Crowell is the closest thing to royalty in country and Americana music, and he looks the part – still slim at 72, with white hair and a vintage black Gibson acoustic. Without a band to back him up, he played and sang with a confidence born of decades onstage, clearly basking in the love of the hometown crowd.
He led off with “Highway 17,” the tale of a career criminal who buries his ill-gotten gains and spends years in prison dreaming of what he’ll do when he gets out and recovers it – only to find that it’s been forever lost under a newly built interstate highway. Afterward he explained that the song is based on a true story involving a family he knew as a child. “Grandma Loved That Old Man,” about his beloved grandfather and the wife who put up with his faults and flaws, got a similar treatment. And so it went, with fine renditions of instantly recognizable songs interspersed with funny stories about how they came to be, and about how their author became a top-tier songwriter and performer.
The show, something of a career retrospective, included songs from Crowell’s days as a hotshot mainstream Nashville artist (“I Ain’t Living Long Like This,” “She’s Crazy for Leaving,” “ ‘Til I Gain Control Again”) as well as several from his more recent phase as an independent, more introspective artist (“East Houston Blues,” “Anything But Tame,” “Telephone Road,” “I Don’t Care Anymore”).
Crowell won enthusiastic responses for some songs he wrote with or about the late Guy Clark, a good friend of his for decades – “Stuff That Works,” co-written in the wake of his divorce from Rosanne Cash, and “It Ain’t Over Yet,” an imagined conversation between Crowell, Clark and Clark’s wife, Susanna.

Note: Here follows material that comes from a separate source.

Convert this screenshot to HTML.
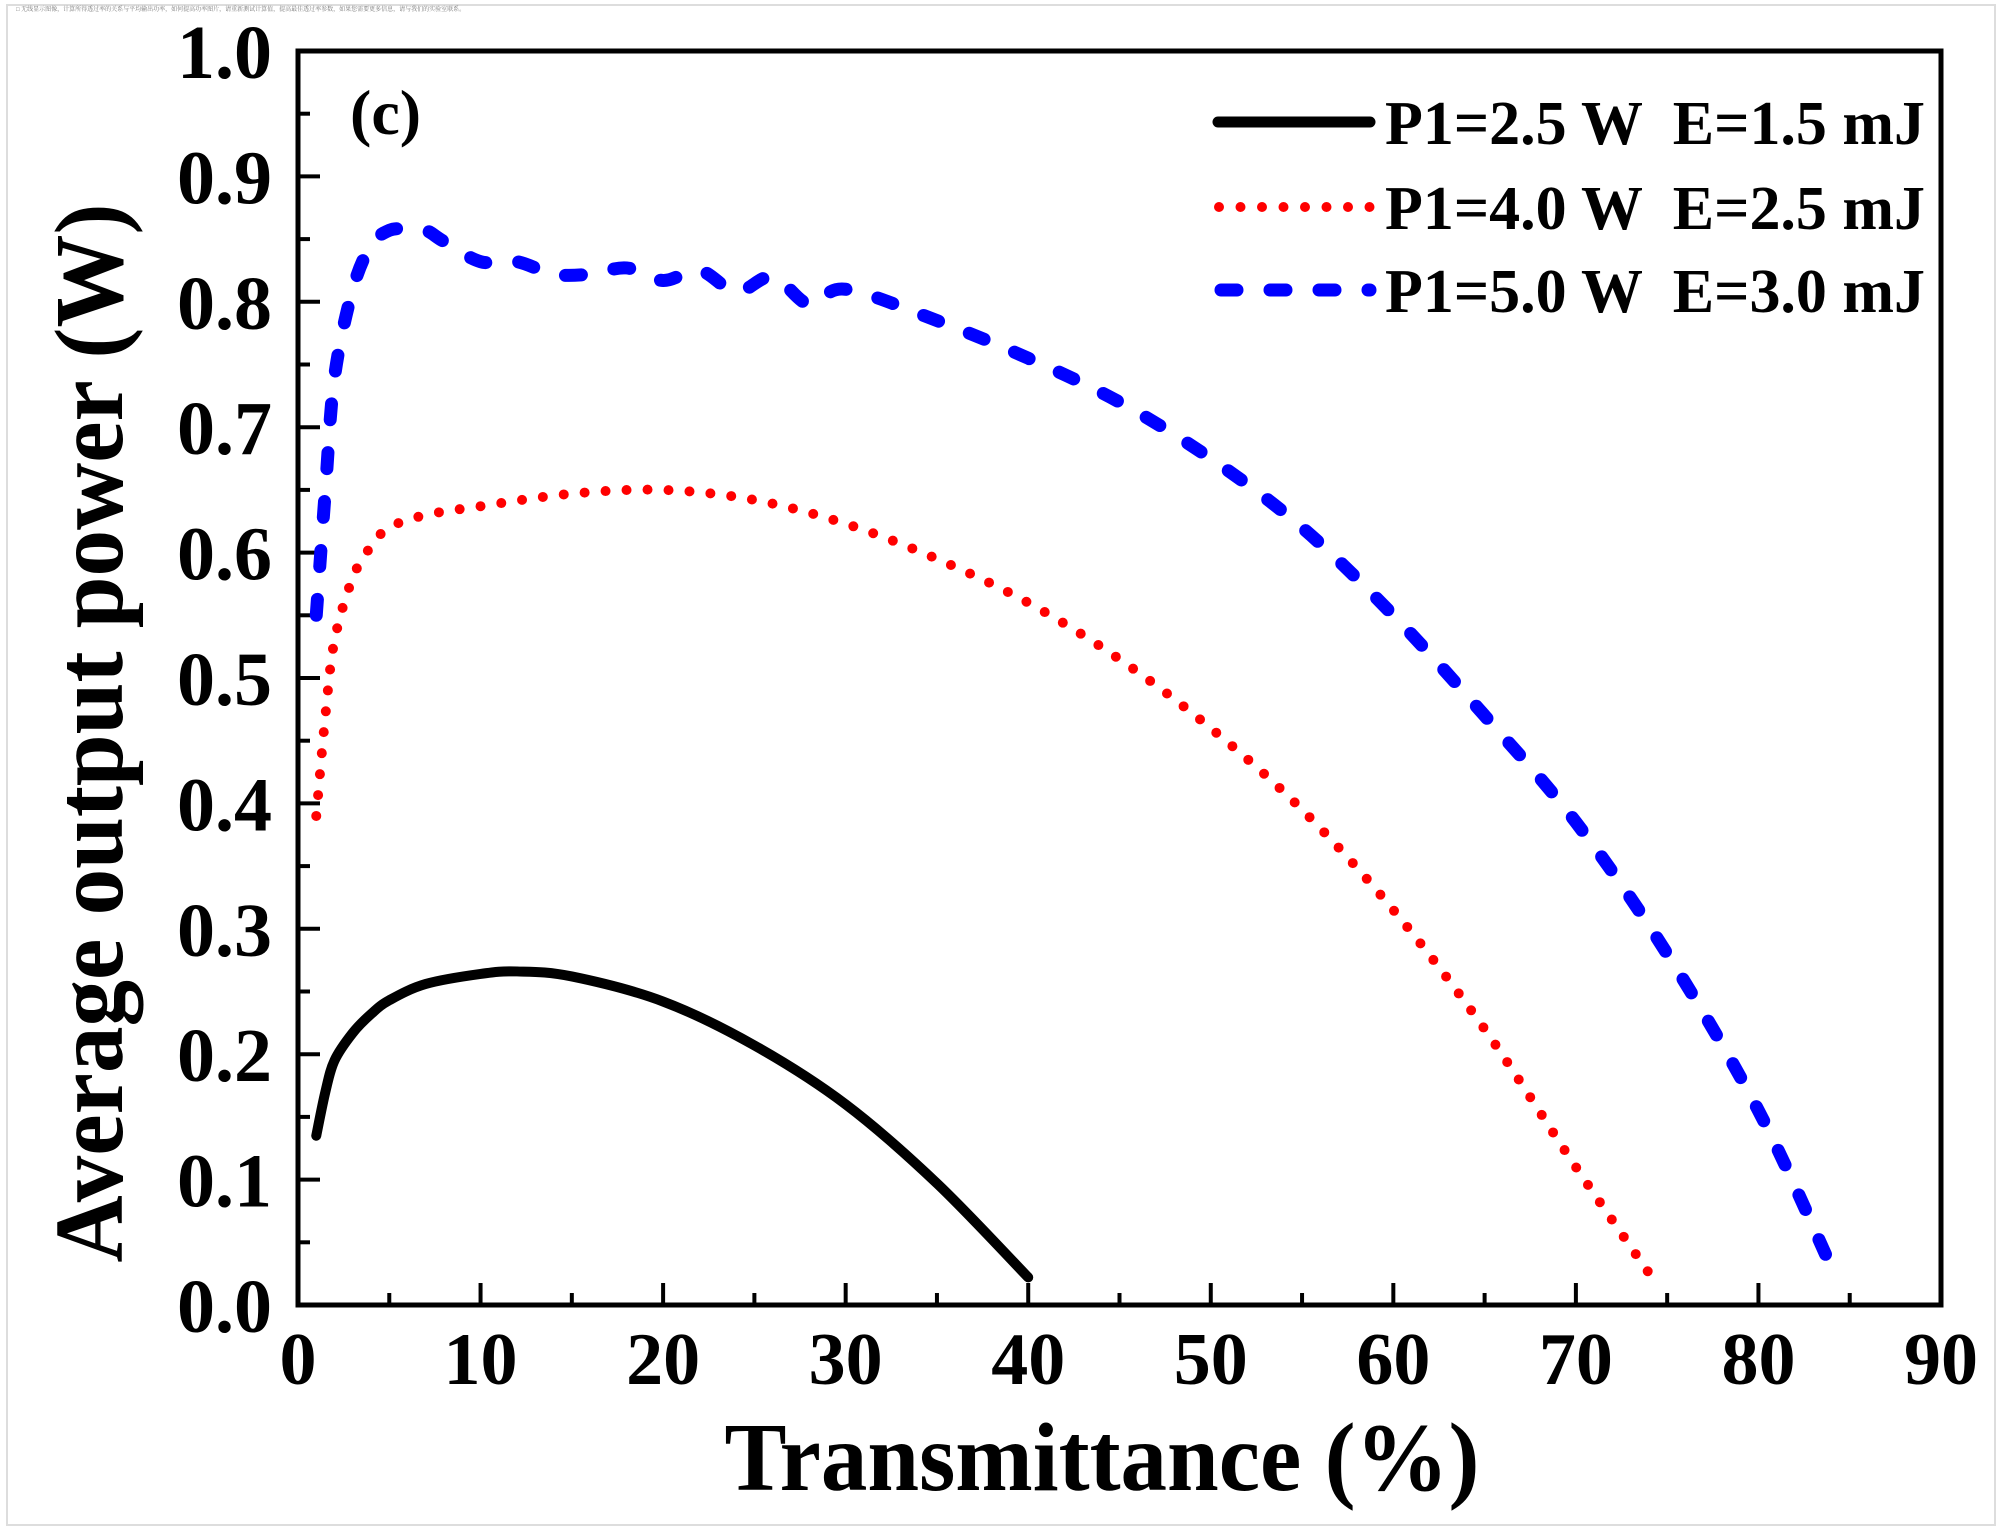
<!DOCTYPE html>
<html><head><meta charset="utf-8"><style>
html,body{margin:0;padding:0;background:#fff;}
svg{display:block;}
text{font-family:"Liberation Serif","Noto Serif CJK SC",serif;font-weight:bold;fill:#000;white-space:pre;}
</style></head><body>
<svg id="chart" width="2000" height="1530" viewBox="0 0 2000 1530" xmlns="http://www.w3.org/2000/svg">
<rect x="7" y="5" width="1988" height="1520" fill="none" stroke="#ddd" stroke-width="2"/>
<text x="16" y="11" style="font-size:6px;font-weight:normal;fill:#777">□ 无线显示图像，计算所得透过率的关系与平均输出功率，如何提高功率图片，请重新测试计算值，提高最佳透过率参数，如果您需要更多信息，请与我们的实验室联系。</text>
<g id="plot"></g>
<rect x="298" y="51" width="1643" height="1254" fill="none" stroke="#000" stroke-width="5"/>
<text x="350" y="134" style="font-size:64px">(c)</text>
<text x="1102" y="1490" text-anchor="middle" style="font-size:97px" textLength="755" lengthAdjust="spacingAndGlyphs">Transmittance (%)</text>
<text transform="translate(122,733) rotate(-90)" text-anchor="middle" style="font-size:97px" textLength="1059" lengthAdjust="spacingAndGlyphs">Average output power (W)</text>
<g>
<line x1="1218" y1="122" x2="1370" y2="122" stroke="#000" stroke-width="11" stroke-linecap="round"/>
<text x="1385" y="144" style="font-size:62px" textLength="540" lengthAdjust="spacingAndGlyphs">P1=2.5 W  E=1.5 mJ</text>
<line x1="1219" y1="207" x2="1370" y2="207" stroke="#f00" stroke-width="10" stroke-linecap="round" stroke-dasharray="0 21.5"/>
<text x="1385" y="229" style="font-size:62px" textLength="540" lengthAdjust="spacingAndGlyphs">P1=4.0 W  E=2.5 mJ</text>
<line x1="1221" y1="290" x2="1370" y2="290" stroke="#00f" stroke-width="13" stroke-linecap="round" stroke-dasharray="16 33"/>
<text x="1385" y="312" style="font-size:62px" textLength="540" lengthAdjust="spacingAndGlyphs">P1=5.0 W  E=3.0 mJ</text>
</g>
</svg>
<script>
const xTicks=[0,10,20,30,40,50,60,70,80,90];
const yTicks=[0.0,0.1,0.2,0.3,0.4,0.5,0.6,0.7,0.8,0.9,1.0];
const blackX=[1,1.5,2,3,4,5,7,10,12,15,20,25,30,35,40];
const blackY=[0.135,0.17,0.195,0.217,0.232,0.243,0.256,0.264,0.266,0.262,0.242,0.207,0.16,0.097,0.022];
const redX=[1,1.5,2,3,4,5,7,10,15,20,25,30,35,40,45,50,55,60,65,70,74.5];
const redY=[0.39,0.47,0.53,0.58,0.605,0.62,0.63,0.637,0.647,0.65,0.642,0.623,0.595,0.56,0.515,0.46,0.395,0.315,0.22,0.11,0.015];
const blueX=[1,1.5,2,3,4,5,6,7,8,10,12,14,16,18,20,22,24,26,28,30,35,40,45,50,55,60,65,70,75,80,84];
const blueY=[0.55,0.65,0.74,0.81,0.845,0.857,0.858,0.857,0.848,0.832,0.832,0.822,0.822,0.827,0.817,0.825,0.808,0.82,0.798,0.81,0.785,0.755,0.72,0.675,0.62,0.55,0.47,0.385,0.28,0.155,0.03];
const L=298,R=1941,T=51,B=1305;
const sx=v=>L+(v-0)/(90-0)*(R-L);
const sy=v=>B-(v-0)/(1-0)*(B-T);
const NS='http://www.w3.org/2000/svg';
const g=document.getElementById('plot');
function mk(tag,attrs){const e=document.createElementNS(NS,tag);for(const k in attrs)e.setAttribute(k,attrs[k]);g.appendChild(e);return e;}
xTicks.forEach((v,i)=>{
  const t=mk('line',{x1:sx(v),x2:sx(v),y1:B,y2:B-22,stroke:'#000','stroke-width':4});
  
  
  if(i<xTicks.length-1){const m=mk('line',{x1:sx(v+5),x2:sx(v+5),y1:B,y2:B-12,stroke:'#000','stroke-width':4});
  
  }
  const lb=mk('text',{x:sx(v),y:1384,'text-anchor':'middle',style:'font-size:74px'});lb.textContent=String(v);
  
  
});
yTicks.forEach((v,i)=>{
  const t=mk('line',{x1:L,x2:L+22,y1:sy(v),y2:sy(v),stroke:'#000','stroke-width':4});
  
  
  if(i<yTicks.length-1){const m=mk('line',{x1:L,x2:L+12,y1:sy(v+0.05),y2:sy(v+0.05),stroke:'#000','stroke-width':4});
  
  }
  const lb=mk('text',{x:272,y:sy(v)+27,'text-anchor':'end',style:'font-size:76px'});lb.textContent=v.toFixed(1);
  
  
});
function path(xs,ys){
  const p=xs.map((x,i)=>[sx(x),sy(ys[i])]);
  let d='M'+p[0][0]+','+p[0][1];
  for(let i=0;i<p.length-1;i++){
    const p0=p[i-1]||p[i],p1=p[i],p2=p[i+1],p3=p[i+2]||p2;
    d+=' C'+(p1[0]+(p2[0]-p0[0])/6)+','+(p1[1]+(p2[1]-p0[1])/6)+' '+(p2[0]-(p3[0]-p1[0])/6)+','+(p2[1]-(p3[1]-p1[1])/6)+' '+p2[0]+','+p2[1];
  }
  return d;
}
const s1=mk('path',{d:path(blackX,blackY),fill:'none',stroke:'#000','stroke-width':10,'stroke-linecap':'round','stroke-linejoin':'round'});


const s2=mk('path',{d:path(redX,redY),fill:'none',stroke:'#f00','stroke-width':10,'stroke-linecap':'round','stroke-dasharray':'0 21'});


const s3=mk('path',{d:path(blueX,blueY),fill:'none',stroke:'#00f','stroke-width':13,'stroke-linecap':'round','stroke-dasharray':'16 33'});


</script>
</body></html>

After wrapping up the main set with “Please Remember Me,” Crowell acknowledged the standing ovation, put in one final plug for his book (“Christmas is coming, just saying,” he had noted earlier) and finished with “The Flyboy & the Kid” from his Tarpaper Sky album, a song he’d dedicated to Clark.
Health issues notwithstanding, Crowell headed quickly for the venue’s lobby, where he spent quite a while posing for pictures with fans and writing personalized inscriptions in the books they’d bought – and apparently loving every minute of it.